→ **Stated goal**:
Images are not part of the copy; write out the rest of the data exactly as given.

→ **Supplied data**:
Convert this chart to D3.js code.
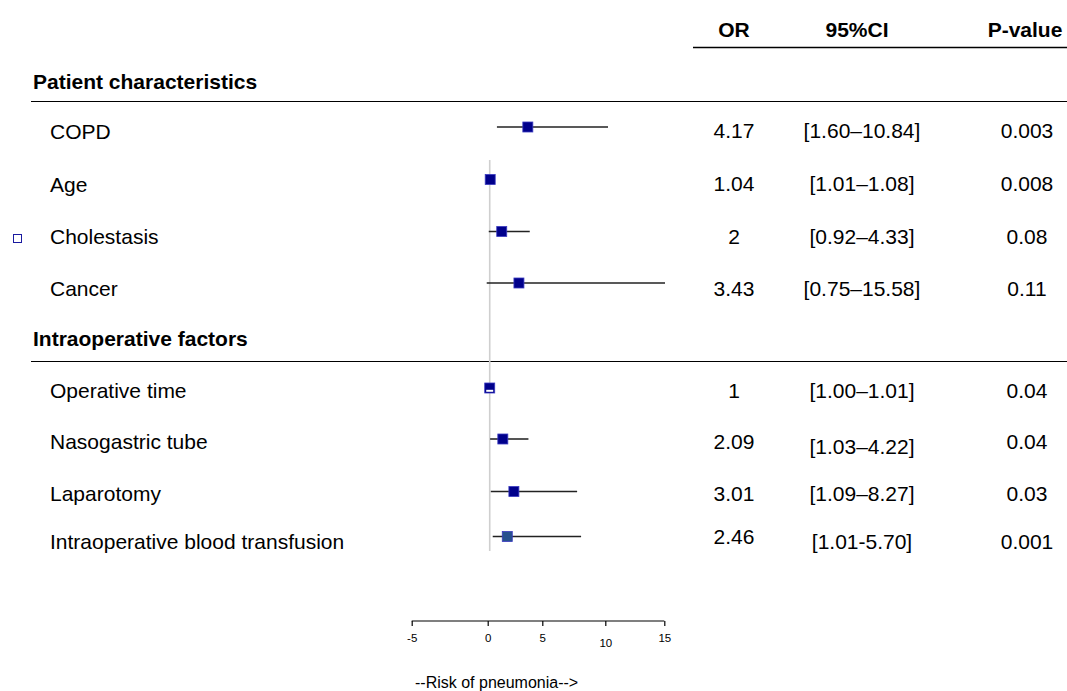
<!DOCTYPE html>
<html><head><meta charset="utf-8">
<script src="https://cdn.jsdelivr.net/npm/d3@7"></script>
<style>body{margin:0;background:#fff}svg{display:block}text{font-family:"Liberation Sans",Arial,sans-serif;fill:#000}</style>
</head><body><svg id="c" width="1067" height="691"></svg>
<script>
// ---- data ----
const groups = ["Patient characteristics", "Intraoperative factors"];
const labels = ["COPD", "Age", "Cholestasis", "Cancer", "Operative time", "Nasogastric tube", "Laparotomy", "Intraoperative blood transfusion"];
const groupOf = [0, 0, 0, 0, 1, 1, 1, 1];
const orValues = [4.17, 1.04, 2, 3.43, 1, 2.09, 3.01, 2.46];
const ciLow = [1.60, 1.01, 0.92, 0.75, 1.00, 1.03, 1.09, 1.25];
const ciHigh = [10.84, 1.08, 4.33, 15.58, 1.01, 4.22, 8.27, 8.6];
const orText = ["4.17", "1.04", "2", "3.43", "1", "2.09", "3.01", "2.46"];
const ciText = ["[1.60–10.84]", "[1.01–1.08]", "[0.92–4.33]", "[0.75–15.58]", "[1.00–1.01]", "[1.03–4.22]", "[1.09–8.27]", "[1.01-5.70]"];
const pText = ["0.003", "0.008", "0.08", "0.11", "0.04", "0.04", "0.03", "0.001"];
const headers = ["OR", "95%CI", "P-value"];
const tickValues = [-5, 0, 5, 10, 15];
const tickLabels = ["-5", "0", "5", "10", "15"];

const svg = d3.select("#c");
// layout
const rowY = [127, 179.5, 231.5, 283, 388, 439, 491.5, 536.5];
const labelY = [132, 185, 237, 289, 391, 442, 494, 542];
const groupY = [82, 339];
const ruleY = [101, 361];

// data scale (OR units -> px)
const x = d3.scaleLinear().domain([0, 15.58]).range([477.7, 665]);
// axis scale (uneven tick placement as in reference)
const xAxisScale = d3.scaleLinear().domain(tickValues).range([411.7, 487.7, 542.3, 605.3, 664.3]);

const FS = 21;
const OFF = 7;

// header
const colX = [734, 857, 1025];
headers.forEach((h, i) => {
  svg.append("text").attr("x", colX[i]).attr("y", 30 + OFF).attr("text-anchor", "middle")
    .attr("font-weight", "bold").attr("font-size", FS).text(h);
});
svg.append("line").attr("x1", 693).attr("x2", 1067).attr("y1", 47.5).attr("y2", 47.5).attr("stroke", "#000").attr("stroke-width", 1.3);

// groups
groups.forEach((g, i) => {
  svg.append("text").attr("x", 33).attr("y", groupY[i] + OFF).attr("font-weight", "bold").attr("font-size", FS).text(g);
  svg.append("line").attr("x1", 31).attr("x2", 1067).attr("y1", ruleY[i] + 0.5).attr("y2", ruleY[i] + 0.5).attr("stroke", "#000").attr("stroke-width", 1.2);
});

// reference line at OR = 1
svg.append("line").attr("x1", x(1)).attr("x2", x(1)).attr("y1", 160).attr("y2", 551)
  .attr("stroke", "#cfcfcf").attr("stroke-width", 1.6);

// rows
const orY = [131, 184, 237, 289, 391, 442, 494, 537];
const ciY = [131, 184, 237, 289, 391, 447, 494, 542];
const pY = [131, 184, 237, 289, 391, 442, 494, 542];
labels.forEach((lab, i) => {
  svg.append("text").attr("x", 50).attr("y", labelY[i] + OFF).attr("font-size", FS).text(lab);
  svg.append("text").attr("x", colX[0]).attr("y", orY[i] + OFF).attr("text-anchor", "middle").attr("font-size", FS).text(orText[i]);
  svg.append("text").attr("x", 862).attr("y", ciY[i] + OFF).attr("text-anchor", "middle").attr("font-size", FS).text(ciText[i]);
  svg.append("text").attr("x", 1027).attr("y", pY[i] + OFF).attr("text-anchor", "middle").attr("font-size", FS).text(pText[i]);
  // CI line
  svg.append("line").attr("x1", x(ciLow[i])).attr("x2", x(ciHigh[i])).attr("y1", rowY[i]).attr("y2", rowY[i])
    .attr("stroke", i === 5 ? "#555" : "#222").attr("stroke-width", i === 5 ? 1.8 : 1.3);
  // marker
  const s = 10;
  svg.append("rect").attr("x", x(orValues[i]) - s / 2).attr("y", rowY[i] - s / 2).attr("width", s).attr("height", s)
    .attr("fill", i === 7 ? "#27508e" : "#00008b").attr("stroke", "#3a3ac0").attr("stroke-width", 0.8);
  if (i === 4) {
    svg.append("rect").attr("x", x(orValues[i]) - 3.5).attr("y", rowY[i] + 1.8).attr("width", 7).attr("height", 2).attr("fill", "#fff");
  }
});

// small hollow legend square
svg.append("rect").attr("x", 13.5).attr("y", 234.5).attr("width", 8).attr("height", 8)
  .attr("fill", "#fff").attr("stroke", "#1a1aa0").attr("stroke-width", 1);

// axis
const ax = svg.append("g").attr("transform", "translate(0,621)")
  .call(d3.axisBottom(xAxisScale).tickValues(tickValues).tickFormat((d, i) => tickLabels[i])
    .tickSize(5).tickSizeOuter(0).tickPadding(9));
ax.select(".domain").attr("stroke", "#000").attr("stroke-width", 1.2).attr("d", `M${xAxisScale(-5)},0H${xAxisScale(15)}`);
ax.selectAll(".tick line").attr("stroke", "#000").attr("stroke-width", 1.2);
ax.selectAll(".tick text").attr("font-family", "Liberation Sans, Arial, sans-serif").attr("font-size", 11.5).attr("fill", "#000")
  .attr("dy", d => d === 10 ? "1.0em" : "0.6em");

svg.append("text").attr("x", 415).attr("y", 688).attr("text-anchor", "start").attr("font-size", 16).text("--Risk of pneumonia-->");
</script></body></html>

→ **Written answer**:
Convert this chart to D3.js code.
<!DOCTYPE html>
<html><head><meta charset="utf-8">
<script src="https://cdn.jsdelivr.net/npm/d3@7"></script>
<style>body{margin:0;background:#fff}svg{display:block}text{font-family:"Liberation Sans",Arial,sans-serif;fill:#000}</style>
</head><body><svg id="c" width="1067" height="691"></svg>
<script>
// ---- data ----
const groups = ["Patient characteristics", "Intraoperative factors"];
const labels = ["COPD", "Age", "Cholestasis", "Cancer", "Operative time", "Nasogastric tube", "Laparotomy", "Intraoperative blood transfusion"];
const groupOf = [0, 0, 0, 0, 1, 1, 1, 1];
const orValues = [4.17, 1.04, 2, 3.43, 1, 2.09, 3.01, 2.46];
const ciLow = [1.60, 1.01, 0.92, 0.75, 1.00, 1.03, 1.09, 1.25];
const ciHigh = [10.84, 1.08, 4.33, 15.58, 1.01, 4.22, 8.27, 8.6];
const orText = ["4.17", "1.04", "2", "3.43", "1", "2.09", "3.01", "2.46"];
const ciText = ["[1.60–10.84]", "[1.01–1.08]", "[0.92–4.33]", "[0.75–15.58]", "[1.00–1.01]", "[1.03–4.22]", "[1.09–8.27]", "[1.01-5.70]"];
const pText = ["0.003", "0.008", "0.08", "0.11", "0.04", "0.04", "0.03", "0.001"];
const headers = ["OR", "95%CI", "P-value"];
const tickValues = [-5, 0, 5, 10, 15];
const tickLabels = ["-5", "0", "5", "10", "15"];

const svg = d3.select("#c");
// layout
const rowY = [127, 179.5, 231.5, 283, 388, 439, 491.5, 536.5];
const labelY = [132, 185, 237, 289, 391, 442, 494, 542];
const groupY = [82, 339];
const ruleY = [101, 361];

// data scale (OR units -> px)
const x = d3.scaleLinear().domain([0, 15.58]).range([477.7, 665]);
// axis scale (uneven tick placement as in reference)
const xAxisScale = d3.scaleLinear().domain(tickValues).range([411.7, 487.7, 542.3, 605.3, 664.3]);

const FS = 21;
const OFF = 7;

// header
const colX = [734, 857, 1025];
headers.forEach((h, i) => {
  svg.append("text").attr("x", colX[i]).attr("y", 30 + OFF).attr("text-anchor", "middle")
    .attr("font-weight", "bold").attr("font-size", FS).text(h);
});
svg.append("line").attr("x1", 693).attr("x2", 1067).attr("y1", 47.5).attr("y2", 47.5).attr("stroke", "#000").attr("stroke-width", 1.3);

// groups
groups.forEach((g, i) => {
  svg.append("text").attr("x", 33).attr("y", groupY[i] + OFF).attr("font-weight", "bold").attr("font-size", FS).text(g);
  svg.append("line").attr("x1", 31).attr("x2", 1067).attr("y1", ruleY[i] + 0.5).attr("y2", ruleY[i] + 0.5).attr("stroke", "#000").attr("stroke-width", 1.2);
});

// reference line at OR = 1
svg.append("line").attr("x1", x(1)).attr("x2", x(1)).attr("y1", 160).attr("y2", 551)
  .attr("stroke", "#cfcfcf").attr("stroke-width", 1.6);

// rows
const orY = [131, 184, 237, 289, 391, 442, 494, 537];
const ciY = [131, 184, 237, 289, 391, 447, 494, 542];
const pY = [131, 184, 237, 289, 391, 442, 494, 542];
labels.forEach((lab, i) => {
  svg.append("text").attr("x", 50).attr("y", labelY[i] + OFF).attr("font-size", FS).text(lab);
  svg.append("text").attr("x", colX[0]).attr("y", orY[i] + OFF).attr("text-anchor", "middle").attr("font-size", FS).text(orText[i]);
  svg.append("text").attr("x", 862).attr("y", ciY[i] + OFF).attr("text-anchor", "middle").attr("font-size", FS).text(ciText[i]);
  svg.append("text").attr("x", 1027).attr("y", pY[i] + OFF).attr("text-anchor", "middle").attr("font-size", FS).text(pText[i]);
  // CI line
  svg.append("line").attr("x1", x(ciLow[i])).attr("x2", x(ciHigh[i])).attr("y1", rowY[i]).attr("y2", rowY[i])
    .attr("stroke", i === 5 ? "#555" : "#222").attr("stroke-width", i === 5 ? 1.8 : 1.3);
  // marker
  const s = 10;
  svg.append("rect").attr("x", x(orValues[i]) - s / 2).attr("y", rowY[i] - s / 2).attr("width", s).attr("height", s)
    .attr("fill", i === 7 ? "#27508e" : "#00008b").attr("stroke", "#3a3ac0").attr("stroke-width", 0.8);
  if (i === 4) {
    svg.append("rect").attr("x", x(orValues[i]) - 3.5).attr("y", rowY[i] + 1.8).attr("width", 7).attr("height", 2).attr("fill", "#fff");
  }
});

// small hollow legend square
svg.append("rect").attr("x", 13.5).attr("y", 234.5).attr("width", 8).attr("height", 8)
  .attr("fill", "#fff").attr("stroke", "#1a1aa0").attr("stroke-width", 1);

// axis
const ax = svg.append("g").attr("transform", "translate(0,621)")
  .call(d3.axisBottom(xAxisScale).tickValues(tickValues).tickFormat((d, i) => tickLabels[i])
    .tickSize(5).tickSizeOuter(0).tickPadding(9));
ax.select(".domain").attr("stroke", "#000").attr("stroke-width", 1.2).attr("d", `M${xAxisScale(-5)},0H${xAxisScale(15)}`);
ax.selectAll(".tick line").attr("stroke", "#000").attr("stroke-width", 1.2);
ax.selectAll(".tick text").attr("font-family", "Liberation Sans, Arial, sans-serif").attr("font-size", 11.5).attr("fill", "#000")
  .attr("dy", d => d === 10 ? "1.0em" : "0.6em");

svg.append("text").attr("x", 415).attr("y", 688).attr("text-anchor", "start").attr("font-size", 16).text("--Risk of pneumonia-->");
</script></body></html>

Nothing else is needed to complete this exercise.